Financial Times FT.com

Floods bring Jakarta to a halt

By John Aglionby in Jakarta

Published: February 2 2007 11:05 | Last updated: February 2 2007 11:05

Large swathes of greater Jakarta ground to a halt yesterday after the heaviest rain in at least five years left many areas of the Indonesian capital several metres underwater.

Experts blamed woefully inadequate infrastructure and unregulated development for the crisis. Economists warned distribution difficulties could trigger inflationary pressures if meteorologists’ forecasts of prolonged downpours prove correct.

Hundreds of thousands of people were forced to evacuate their homes or were trapped in their neighbourhoods after two days of torrential rain.

Water in the worst affected areas was four metres deep while the Krukut river passing the Karet floodgate in West Jakarta rose from its normal 4.4m depth to 7.3m. No casualties were reported but 1,500 schools were flooded, many areas lost power and horse-drawn buggies, pedicabs and other non-motorised transport became eagerly sought after.

“The water is waist deep. It rose in 30 minutes, so fast!” said Indriena Basarah from the Kemang district of South Jakarta. “We fled with just the clothes on our backs and the dogs.”

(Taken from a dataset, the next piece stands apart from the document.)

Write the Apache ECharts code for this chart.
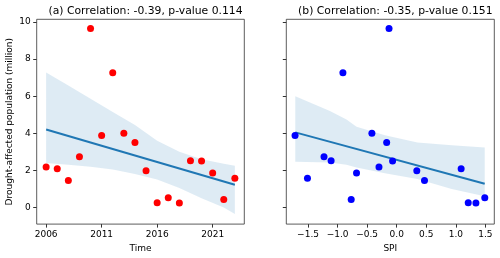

President Susilo Bambang Yudhoyono said Friday after visiting some of the flooded areas that it was clear there needed to be better cooperation between Jakarta and the surrounding areas and the central and local governments. ”If this doesn’t happen, situations like this will occur every year,” he said.

The rain eased by mid-afternoon but the flooding did not subside much.

David Hawes, an infrastructure adviser to the Indonesian government, said poor policy coordination between central and local government agencies and run-off and deforestation triggered by unregulated building in Jakarta’s water catchment area south of the city are the main causes of the flooding.

“The need for a flood canal to the east of the city, for example, has been recognised for decades but it is constantly delayed by issues such as arguments over whether it is a national or local project,” he said.

Many areas of North Jakarta, which borders the Java Sea, have become more prone to flooding in recent years because of subsidence triggered by a lowering of the water table.

Mr Hawes predicted that even if politicians can decide on a development plan, Jakarta is going to endure floods for years. “The situation’s going to get worse before it gets better because of the disruption during construction,” he said.

Fauzi Ichsan, Standard Chartered Bank’s lead economist in Indonesia, fears prolonged rains could put upward pressure on inflation, which was 1.04 per cent in January. “At present the distribution difficulties are temporary but if the rain continues then inadequate infrastructure will cause more permanent food price rises,” he said.

The floods will also do little for investor confidence, he warned. “It shows how underdeveloped Indonesia is. It’s just one more reason to ignore Indonesia until the infrastructure issue is sorted out,” he said.

The government estimates it needs to spend $6bn a year on infrastructure for the next four years to sustain current growth levels. None of the first tranche of projects is likely to ease the capital’s propensity to flood.